“What are you doing up there? It’s awfully quiet.”
“I’m doing nuthin’.”
“It is way too quiet for you to be doing nothing.
Don’t make me come up there.”
As old memory enters, I hear a mentor’s words rolling around in me. “Relax. You’ve done your work. You are moving forward. From within. I say again, relax and enjoy your steps.”
I
teach and live leadership development: learning to let go, hold hands
with Being: let Being do the heavy lifting. My mind tells me that I may
as well be taking a pass at an Olympic gold medal as to drop completely
into the zone. Some part of me, a marathon runner, sees the next goal
post up ahead. She cannot stop running. Must have been all those
Wheaties I ate as a kid.
Saturday
arrives with my declaration for rest. “Ah, nice to kick back.” Seconds
later in the shower the saboteur enters: “Be nice to get your desk
cleaned.” “ George and Linda seem like they hit a rough patch. Call
them, eh?” I turn up the hot water. “Today, relaxing; no agenda,” I tell
my Wheatie’s fan.” If a mind could pout, mine certainly would have.
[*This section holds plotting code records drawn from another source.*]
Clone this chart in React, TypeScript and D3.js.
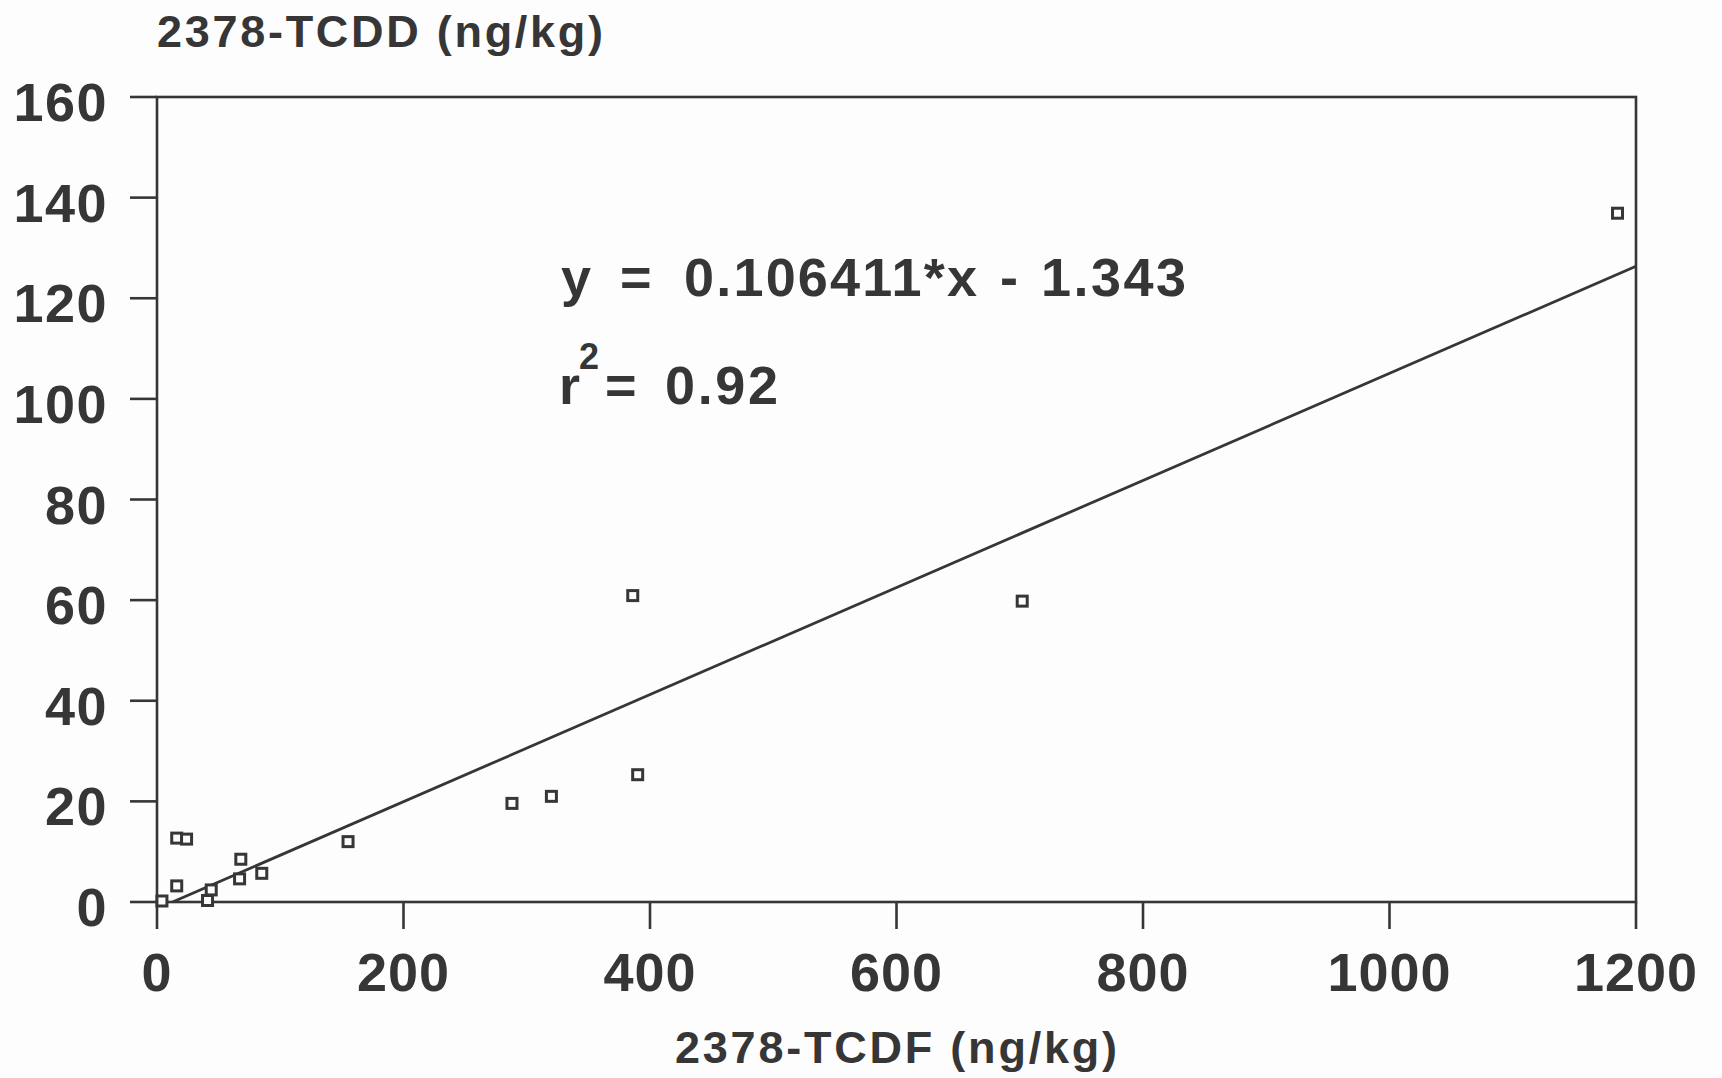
import React, { useEffect, useRef } from "react";
import * as d3 from "d3";

// 2378-TCDF vs 2378-TCDD (ng/kg)
const tcdf = [4, 16, 24, 16, 41, 44, 68, 67, 85, 155, 288, 320, 386, 390, 702, 1185];
const tcdd = [0.2, 12.7, 12.5, 3.2, 0.3, 2.4, 8.5, 4.6, 5.7, 12, 19.6, 21, 60.9, 25.3, 59.8, 136.9];

const xTicks = [0, 200, 400, 600, 800, 1000, 1200];
const yTicks = [0, 20, 40, 60, 80, 100, 120, 140, 160];

const slope = 0.106411;
const intercept = -1.343;
const rSquared = "0.92";

const App = () => {
  const ref = useRef<SVGSVGElement>(null);

  useEffect(() => {
    const svg = d3.select(ref.current);
    svg.selectAll("*").remove();

    const width = 1722;
    const height = 1078;
    const left = 157;
    const right = 1636;
    const top = 97;
    const bottom = 902;
    const ink = "#363636";
    const font = "'Liberation Sans', Arial, Helvetica, sans-serif";
    const tickLen = 27;

    const x = d3.scaleLinear().domain([0, 1200]).range([left, right]);
    const y = d3.scaleLinear().domain([0, 160]).range([bottom, top]);

    svg.attr("width", width).attr("height", height);
    svg.append("rect").attr("width", width).attr("height", height).attr("fill", "#fdfdfd");

    // frame
    svg
      .append("rect")
      .attr("x", left)
      .attr("y", top)
      .attr("width", right - left)
      .attr("height", bottom - top)
      .attr("fill", "none")
      .attr("stroke", ink)
      .attr("stroke-width", 2.6);

    // y ticks
    svg
      .selectAll(".yt")
      .data(yTicks)
      .enter()
      .append("line")
      .attr("x1", left - tickLen)
      .attr("x2", left)
      .attr("y1", (d) => y(d))
      .attr("y2", (d) => y(d))
      .attr("stroke", ink)
      .attr("stroke-width", 2.6);

    svg
      .selectAll(".yl")
      .data(yTicks)
      .enter()
      .append("text")
      .attr("x", 108)
      .attr("y", (d) => y(d) + 24)
      .attr("text-anchor", "end")
      .attr("font-family", font)
      .attr("font-weight", "bold")
      .attr("font-size", 54)
      .attr("letter-spacing", 1.5)
      .attr("fill", ink)
      .text((d) => d);

    // x ticks
    svg
      .selectAll(".xt")
      .data(xTicks)
      .enter()
      .append("line")
      .attr("x1", (d) => x(d))
      .attr("x2", (d) => x(d))
      .attr("y1", bottom)
      .attr("y2", bottom + tickLen)
      .attr("stroke", ink)
      .attr("stroke-width", 2.6);

    svg
      .selectAll(".xl")
      .data(xTicks)
      .enter()
      .append("text")
      .attr("x", (d) => x(d))
      .attr("y", 991)
      .attr("text-anchor", "middle")
      .attr("font-family", font)
      .attr("font-weight", "bold")
      .attr("font-size", 54)
      .attr("letter-spacing", 1)
      .attr("fill", ink)
      .text((d) => d);

    // axis titles
    svg
      .append("text")
      .attr("x", left)
      .attr("y", 47)
      .attr("font-family", font)
      .attr("font-weight", "bold")
      .attr("font-size", 45)
      .attr("textLength", 446)
      .attr("lengthAdjust", "spacing")
      .attr("fill", ink)
      .text("2378-TCDD (ng/kg)");

    svg
      .append("text")
      .attr("x", 675)
      .attr("y", 1063)
      .attr("font-family", font)
      .attr("font-weight", "bold")
      .attr("font-size", 45)
      .attr("textLength", 442)
      .attr("lengthAdjust", "spacing")
      .attr("fill", ink)
      .text("2378-TCDF (ng/kg)");

    // regression line
    const x0 = -intercept / slope;
    const fit = [x0, 1200];
    svg
      .append("path")
      .datum(fit)
      .attr(
        "d",
        d3
          .line<number>()
          .x((d) => x(d))
          .y((d) => y(slope * d + intercept))
      )
      .attr("fill", "none")
      .attr("stroke", ink)
      .attr("stroke-width", 2.8);

    // points
    const pts = tcdf.map((v, i) => [v, tcdd[i]]);
    const s = 10;
    svg
      .selectAll(".pt")
      .data(pts)
      .enter()
      .append("rect")
      .attr("x", (d) => x(d[0]) - s / 2)
      .attr("y", (d) => y(d[1]) - s / 2)
      .attr("width", s)
      .attr("height", s)
      .attr("fill", "#fdfdfd")
      .attr("stroke", ink)
      .attr("stroke-width", 3);

    // equation, laid out piece by piece like the original
    const eq = svg
      .append("g")
      .attr("font-family", font)
      .attr("font-weight", "bold")
      .attr("font-size", 54)
      .attr("fill", ink);
    eq.append("text").attr("x", 561).attr("y", 296).text("y");
    eq.append("text").attr("x", 620).attr("y", 296).text("=");
    eq
      .append("text")
      .attr("x", 684)
      .attr("y", 296)
      .attr("textLength", 293)
      .attr("lengthAdjust", "spacing")
      .text(`${slope}*x`);
    eq.append("text").attr("x", 1000).attr("y", 296).text("-");
    eq
      .append("text")
      .attr("x", 1041)
      .attr("y", 296)
      .attr("textLength", 145)
      .attr("lengthAdjust", "spacing")
      .text(`${Math.abs(intercept)}`);

    const r2 = svg
      .append("g")
      .attr("font-family", font)
      .attr("font-weight", "bold")
      .attr("fill", ink);
    r2.append("text").attr("x", 559).attr("y", 404).attr("font-size", 54).text("r");
    r2.append("text").attr("x", 579).attr("y", 369).attr("font-size", 36).text("2");
    r2.append("text").attr("x", 605).attr("y", 404).attr("font-size", 54).text("=");
    r2
      .append("text")
      .attr("x", 665)
      .attr("y", 404)
      .attr("font-size", 54)
      .attr("textLength", 113)
      .attr("lengthAdjust", "spacing")
      .text(rSquared);
  }, []);

  return <svg ref={ref} style={{ position: "absolute", left: 0, top: 0 }}></svg>;
};

export default App;
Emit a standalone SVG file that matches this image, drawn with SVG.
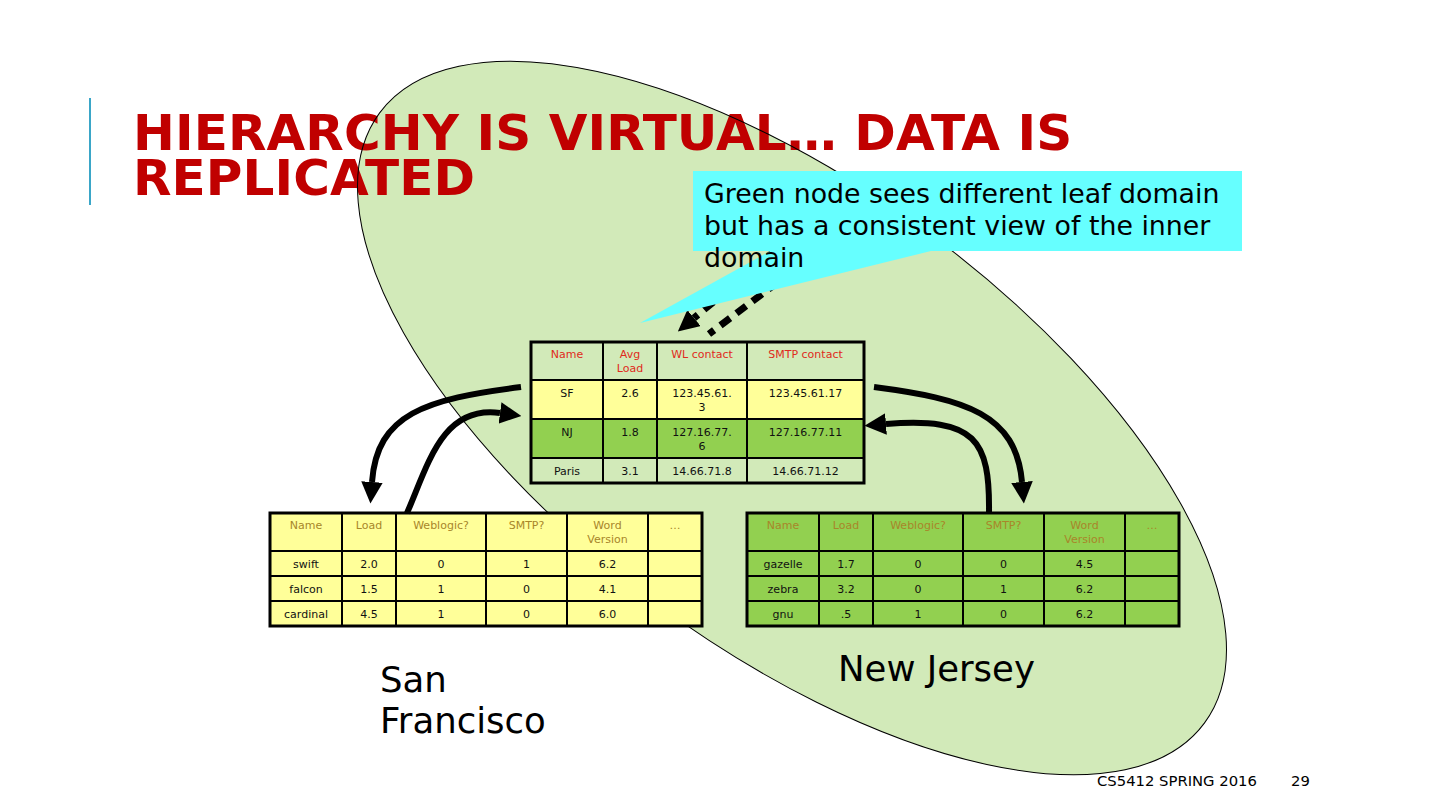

Nowhere to go. “Ah, but the project,” the yelping voice protests. “Ah, we’re not doing that today.” “Huh?” And so it goes.
Surrender comes: Wu Wei. “Go to the pond,” the no voice says. And so I do. A sigh from body, groan from mind.
Once
there, I notice the quietness of water, the lilt of fountain spray,
Canadian geese resting. Calla lilies in cozy harbor. My neck releases
taut muscles. My legs move slowly in steady stride. Camera hangs
loosely. I walk to the water’s edge and to the calla lilies. Casually, I
lift my camera.
Wu Wei is the wisdom of non-action
or non-doing. Laozi tells us that when we are in harmony with the Tao,
we conduct ourselves in natural and uncomplicated ways. I like that.
The
geese slowly paddle near my favorite bench. We hang out together, in
stillness. I remember hanging out. Just sitting, resting. No reading. No
nuthin’.
Quiet
for a while. Then mind blurts out: “Do you think the camera will bother
the Mallard ducks?” “Will that couple make the geese swim away?” No
longer engaged by its chatter, I let my thoughts drift in and out, as if
clouds wandering by.
“When
mind moves away from noticing breath,” Vipassana meditation teachers
say, “gently bring it back.” “When your mind wanders away from a passage
prayer line,” passage meditation teachers say, “quietly bring it back to
that line.”
Geese
continue to groom as I tell my mind: “Slow down, slow down, slow down.”
As ducks take to flight, I let my camera join them in play and
gratitude.
I
watch ripples of water, ducks swimming, their smooth landings from
flight, a thing of grace. When thoughts enter, I gently return to the
water, just noticing. It calms my spirit.
Camera
down, mind quiet, I lie down and just “be”. Doing nuthin’. The geese
now cease grooming, stare into the water, not moving, as when I arrived.
“By jove, I think she’s got it,” warm breeze seems to say. Geese and I are present, in tranquility. Doing nuthin’.